This article was of course written with the knowledge that the letter of Monsieur Victor Fabre, the Procureur Général, which appears earlier in this volume, would, if published, support the charges made by Monsieur Gaston Calmette against Monsieur Caillaux, and Monsieur Monis. It marks the last stage of this long series of personal attacks in the Figaro, far too many of which attacks appear to be only too well deserved.

“For Rochette to escape from legal punishment for his crime against the investing public it was necessary that his case should not come on for trial on April 27, 1911,” wrote Monsieur Calmette in the Figaro on March 10, 1914. The meaning of this is that by French law a prosecution which has not been followed by execution within three years falls to the ground and becomes null and void. Rochette would be a free man if he remained unsentenced three years after his first prosecution in 1908. On March 2, 1911, wrote Monsieur Calmette, “Monsieur Caillaux became Minister of Finance in the Cabinet of which Monsieur Monis was Prime Minister, and Monsieur Perrier Minister of Justice. Rochette had been arrested on March 20, 1908. On May 8 he was released provisionally. He was tried on July 27, 1910, sentenced to prison, appealed, and was able to continue his inroads on the private fortunes of France in all tranquillity. Rochette in 1908 continued to speculate and continued to empty France’s woollen stocking. He got seventy-two million francs of small investors’ money before his arrest, he got sixty-eight million francs more out of it afterwards. If his case did not come on before the three years were up he would be a free man.”

Monsieur Calmette then tells the story of the pressure which was brought to bear by Monsieur Monis and Monsieur Caillaux on Monsieur Fabre and on Judge Bidault de L’Isle, which story we know in all its details now, and he comments on it in these words: “Rochette was saved. All he had to do was to wait for the previous procedure to be proclaimed null and void, and this was done on February 2, 1912. When, to his amazement, a new suit was commenced under the Cabinet of which Monsieur Poincaré was Prime Minister, Rochette took flight.

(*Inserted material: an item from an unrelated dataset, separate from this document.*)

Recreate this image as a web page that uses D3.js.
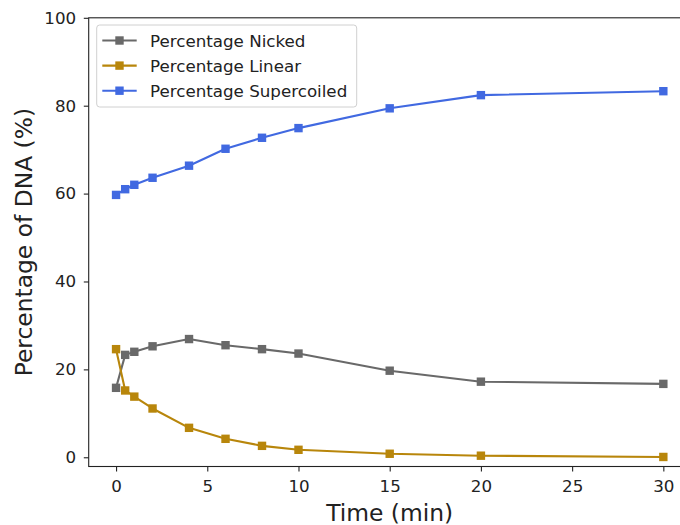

He is a free man to-day, freer and better protected than all of us. He will smile as he reads this indiscreet account of his troubles which are over, and in his gratitude he will send from overseas a gracious greeting to the Minister of Finance, his saviour and his friend. Monsieur Caillaux it was who demanded, who obtained, who insisted on, the various postponements which allowed Rochette to thieve with impunity. Monsieur Caillaux it was who allowed Rochette to proceed during the long legal procedure with the systematic spoliation of the public purse for which he had been arrested, tried, and sentenced once. The protector, the accomplice, of this shady financier is Monsieur Caillaux. Monsieur Caillaux it was who in exchange for subventions of money to the newspapers which supported him and his policy facilitated, prolonged, and increased the strength of the influence of this Stock Exchange adventurer on the public whom he was ruining.

“There you have the plutocratic demagogue! There you have the man of the Congo, the man who nearly made us quarrel with England and with Spain, the man of the Crédit Foncier Egyptien lottery bonds, the man who drew money for serving on financial boards and for services rendered, the man who indulged in secret machinations and criminal intervention, the Finance Minister of the Doumergue Cabinet! Neither the Commission of Inquiry nor Monsieur Jaurès ever really understood the Rochette affair. They guessed something about it, they felt what it meant, instinctively, and they stopped their inquiry, frightened by so much illegality, disgusted at so many crimes. Now you know the truth of it all. Here it stands revealed in all its nakedness to the public whose savings have been stolen. It can be resumed in one word—infamy! It can be resumed in one name—Caillaux!”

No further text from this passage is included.